Shahjahan Namah
About this text
Introductory notes
Md. bin Md. Mahmood Jalālai Tabātabāi (d.1636) was a Persian scholar from Isfahan, who arrived in India in 1634, was the first chronicler of Shahjahan. This courtly chronicle only covers four years of the emperor Shahjahan’s reign, beginning with the fifth solar year of his reign to the end of the eighth. From references within the work it appears that Tabātabāi also wrote an account of the earlier years. Tabātabāi writes in a highly ornate style of native Persian. This fragmentary account is less used than the better known chronicles of Shahjahan, such as Qazwini’s.
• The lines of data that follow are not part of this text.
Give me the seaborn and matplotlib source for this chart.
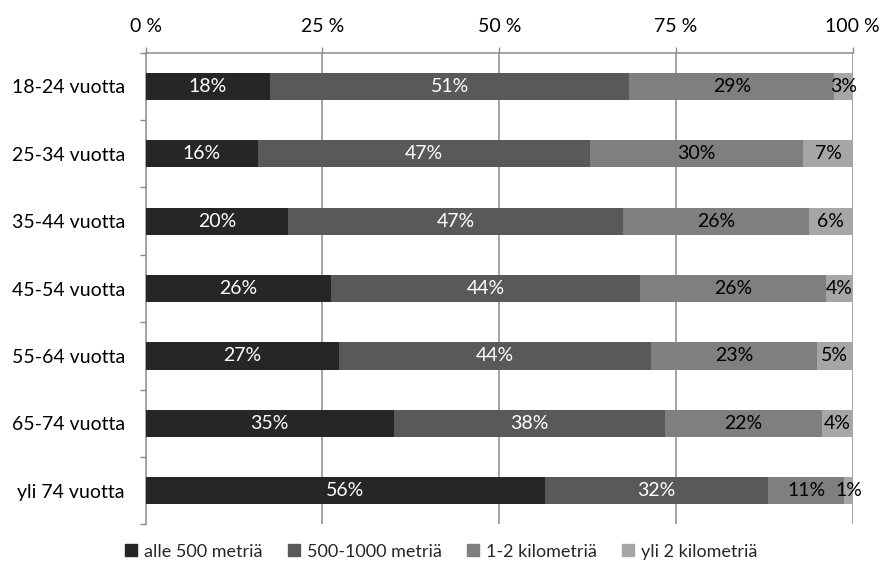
import matplotlib
matplotlib.use("Agg")
import matplotlib.pyplot as plt
from matplotlib.lines import Line2D
import numpy as np
import pandas as pd
import seaborn as sns

# Age groups (top to bottom) and share of respondents per distance class (%)
age_groups = ["18-24 vuotta", "25-34 vuotta", "35-44 vuotta", "45-54 vuotta",
              "55-64 vuotta", "65-74 vuotta", "yli 74 vuotta"]
series_names = ["alle 500 metriä", "500-1000 metriä", "1-2 kilometriä", "yli 2 kilometriä"]
alle_500 = [17.6, 15.9, 20.1, 26.2, 27.3, 35.1, 56.4]
m500_1000 = [50.8, 46.9, 47.4, 43.7, 44.2, 38.4, 31.6]
km1_2 = [29.0, 30.2, 26.3, 26.3, 23.4, 22.1, 10.8]
yli_2 = [2.6, 7.0, 6.2, 3.8, 5.1, 4.4, 1.2]
x_ticks = [0, 25, 50, 75, 100]
x_tick_labels = ["0 %", "25 %", "50 %", "75 %", "100 %"]

colors = ["#262626", "#595959", "#7f7f7f", "#a6a6a6"]
label_colors = ["white", "white", "black", "black"]
grid_color = "#8c8c8c"
FS = 14

sns.set_theme(style="white")
plt.rcParams["font.family"] = ["Lato", "DejaVu Sans"]

values = np.array([alle_500, m500_1000, km1_2, yli_2])
cum = values.cumsum(axis=0)
df = pd.DataFrame({"group": age_groups})
for i, name in enumerate(series_names):
    df[name + "_end"] = cum[i]

fig = plt.figure(figsize=(8.81, 5.67), dpi=100)
ax = fig.add_axes([0.1654, 0.0753, 0.8026, 0.8317])

# Stacked bars: draw cumulative totals from the outermost segment inward
for i in range(len(series_names) - 1, -1, -1):
    sns.barplot(data=df, x=series_names[i] + "_end", y="group", orient="h",
                color=colors[i], saturation=1, width=0.405, ax=ax,
                edgecolor="none", linewidth=0, zorder=3)

# Segment labels
for i in range(len(series_names)):
    starts = cum[i] - values[i]
    for j, v in enumerate(values[i]):
        ax.text(starts[j] + v / 2, j, f"{v:.0f}%", ha="center", va="center",
                color=label_colors[i], fontsize=FS, zorder=5)

ax.set_xlim(0, 100)
ax.set_ylim(len(age_groups) - 0.5, -0.5)
ax.set_xlabel("")
ax.set_ylabel("")

# Percent axis on top
ax.xaxis.tick_top()
ax.set_xticks(x_ticks)
ax.set_xticklabels(x_tick_labels)
ax.tick_params(axis="x", which="major", top=True, bottom=False, length=4.5,
               width=1, color=grid_color, pad=8, labelsize=FS, labelcolor="black")

# Category axis: labels at centres, tick marks at group boundaries
ax.set_yticks(range(len(age_groups)))
ax.set_yticklabels(age_groups)
ax.set_yticks(np.arange(-0.5, len(age_groups), 1.0), minor=True)
ax.tick_params(axis="y", which="major", left=False, length=0, pad=15,
               labelsize=FS, labelcolor="black")
ax.tick_params(axis="y", which="minor", left=True, length=4.5, width=1,
               color=grid_color)

for x in x_ticks[1:]:
    ax.axvline(x, color=grid_color, lw=1.1, zorder=1)

for side in ["bottom", "right"]:
    ax.spines[side].set_visible(False)
for side in ["top", "left"]:
    ax.spines[side].set_visible(True)
    ax.spines[side].set_color(grid_color)
    ax.spines[side].set_linewidth(1.1)
ax.grid(False)

handles = [Line2D([0], [0], marker="s", linestyle="none", markersize=8.5,
                  markerfacecolor=c, markeredgecolor=c) for c in colors]
fig.legend(handles, series_names, loc="center", bbox_to_anchor=(0.5, 0.027),
           ncol=4, frameon=False, fontsize=13, handletextpad=0.3,
           columnspacing=1.3, handlelength=0.85)

fig.savefig("out.png", dpi=100)
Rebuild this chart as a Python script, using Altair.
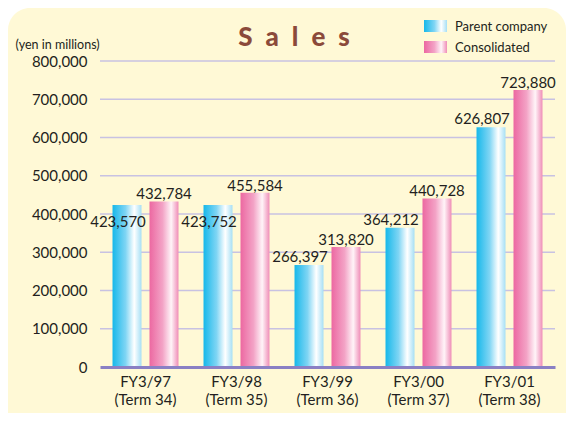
import altair as alt
import pandas as pd

# ---- data ----
periods = ["FY3/97\n(Term 34)", "FY3/98\n(Term 35)", "FY3/99\n(Term 36)",
           "FY3/00\n(Term 37)", "FY3/01\n(Term 38)"]
parent = [423570, 423752, 266397, 364212, 626807]
consolidated = [432784, 455584, 313820, 440728, 723880]
series = ["Parent company", "Consolidated"]
y_ticks = [0, 100000, 200000, 300000, 400000, 500000, 600000, 700000, 800000]
title_text = "S\u2002a\u2002l\u2002e\u2002s"
y_title = "(yen in millions)"

rows = []
for p, a, b in zip(periods, parent, consolidated):
    rows.append({"period": p, "series": series[0], "value": a, "other": b})
    rows.append({"period": p, "series": series[1], "value": b, "other": a})
df = pd.DataFrame(rows)

FONT = "Lato"
TXT = "#231F20"
BG = "#FFF9D6"

grad_parent = alt.LinearGradient(
    gradient="linear", x1=0, x2=1, y1=0, y2=0,
    stops=[alt.GradientStop(offset=0, color="#16B8EA"),
           alt.GradientStop(offset=0.45, color="#7FD5F4"),
           alt.GradientStop(offset=0.75, color="#FFFFFF"),
           alt.GradientStop(offset=1, color="#A6DFF5")])
grad_cons = alt.LinearGradient(
    gradient="linear", x1=0, x2=1, y1=0, y2=0,
    stops=[alt.GradientStop(offset=0, color="#EC68A1"),
           alt.GradientStop(offset=0.45, color="#F3A3C6"),
           alt.GradientStop(offset=0.75, color="#FFF4F8"),
           alt.GradientStop(offset=1, color="#EF8DB7")])

x_enc = alt.X("period:N", sort=periods,
              scale=alt.Scale(paddingInner=0.275, paddingOuter=0.1375),
              axis=alt.Axis(title=None, labelExpr="split(datum.label, '\\n')",
                            labelAngle=0, labelFontSize=15, labelLineHeight=18,
                            labelPadding=7, labelColor=TXT, labelFont=FONT,
                            ticks=False, grid=False, domainColor="#8A80C4",
                            domainWidth=3, zindex=1))
xo_enc = alt.XOffset("series:N", sort=series,
                     scale=alt.Scale(domain=series, paddingInner=0.216, paddingOuter=0))
y_scale = alt.Scale(domain=[0, 800000])
y_enc = alt.Y("value:Q", scale=y_scale,
              axis=alt.Axis(values=y_ticks, format=",d", title=y_title,
                            titleAngle=0, titleAlign="left", titleBaseline="alphabetic",
                            titleX=-85, titleY=-13, titleFontSize=12.5,
                            titleFontWeight="normal", titleFont=FONT, titleColor=TXT,
                            labelFontSize=15, labelPadding=13, labelColor=TXT,
                            labelFont=FONT, ticks=False, domain=False, grid=False,
                            zindex=1))

base = alt.Chart(df).encode(x=x_enc, xOffset=xo_enc, y=y_enc)

panel = alt.Chart(pd.DataFrame({"k": [0]})).mark_rect(
    color=BG, cornerRadius=22).encode(
    x=alt.value(-92), x2=alt.value(466), y=alt.value(-53), y2=alt.value(380))

grid = alt.Chart(pd.DataFrame({"value": y_ticks[1:]})).mark_rule(
    color="#C8C2E2", strokeWidth=1.5).encode(
    y=y_enc, x=alt.value(0), x2=alt.value(455))

bars_p = base.mark_bar(color=grad_parent).transform_filter(
    alt.datum.series == series[0])
bars_c = base.mark_bar(color=grad_cons).transform_filter(
    alt.datum.series == series[1])

txt_kw = dict(fontSize=15, font=FONT, color=TXT, baseline="alphabetic")
lab_c = base.mark_text(dy=-2, **txt_kw).encode(
    text=alt.Text("value:Q", format=",d")).transform_filter(
    alt.datum.series == series[1])
lab_p_above = base.mark_text(dx=-9, dy=-3, **txt_kw).encode(
    text=alt.Text("value:Q", format=",d")).transform_filter(
    (alt.datum.series == series[0]) & (alt.datum.other - alt.datum.value >= 40000))
lab_p_inside = base.mark_text(dx=-9, dy=22, **txt_kw).encode(
    text=alt.Text("value:Q", format=",d")).transform_filter(
    (alt.datum.series == series[0]) & (alt.datum.other - alt.datum.value < 40000))

title = alt.Chart(pd.DataFrame({"s": [title_text]})).mark_text(
    fontSize=26, font=FONT, fontWeight=900, color="#8B4A3A",
    align="center", baseline="alphabetic").encode(
    x=alt.value(194), y=alt.value(-15), text="s:N")

leg_p = alt.Chart(pd.DataFrame({"s": [series[0]]})).mark_rect(color=grad_parent).encode(
    x=alt.value(324), x2=alt.value(347), y=alt.value(-41), y2=alt.value(-29))
leg_c = alt.Chart(pd.DataFrame({"s": [series[1]]})).mark_rect(color=grad_cons).encode(
    x=alt.value(324), x2=alt.value(347), y=alt.value(-20), y2=alt.value(-8))
leg_tp = alt.Chart(pd.DataFrame({"s": [series[0]]})).mark_text(
    align="left", fontSize=13, font=FONT, color=TXT, baseline="alphabetic").encode(
    x=alt.value(355), y=alt.value(-30), text="s:N")
leg_tc = alt.Chart(pd.DataFrame({"s": [series[1]]})).mark_text(
    align="left", fontSize=13, font=FONT, color=TXT, baseline="alphabetic").encode(
    x=alt.value(355), y=alt.value(-9), text="s:N")

chart = alt.layer(
    panel, grid, bars_p, bars_c, lab_c, lab_p_above, lab_p_inside,
    title, leg_p, leg_c, leg_tp, leg_tc
).properties(
    width=455, height=306,
    padding={"left": 92, "top": 53, "right": 11, "bottom": 46},
    autosize="none",
    background="white",
).configure_view(stroke=None)

chart.save("out.html", embed_options={"renderer": "svg", "actions": False})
It appears that Qazwini’s Pādshahnāma was an important source for Tabātabāi, who replicates his predecessor’s narrative in some sections, such as the description of Kashmir.
1.
Wa ḥaqiqat-e- tangi-e- kār-e- mutaḥaṣṣenān be sabab-e- shiddat-e- z̤iq-e- ta‘ayyush ke az ṭul-e- muddat-e- muḥaṣirah wa qillat-e- ghallah wa kas̱rat-e- ‘usrat wa farṭ-e-woqu‘a-e-balāye qaḥṭ-o- ghalla nāshi shudah be mabālāt-o-taḥāshi eblāgh namoodah iẓhār-e- sāir-e- asrār-e- muzmerah wa afkār-e- mukhmerah be ‘amal mi ārad.
2.
The truth about the miseries faced by the besieged, due to lack of comfort because of the long period of siege, paucity of grain, extreme poverty and the calamity of the famine and epidemic, has been communicated honestly and without exaggeration describing all that is implied by action and thought.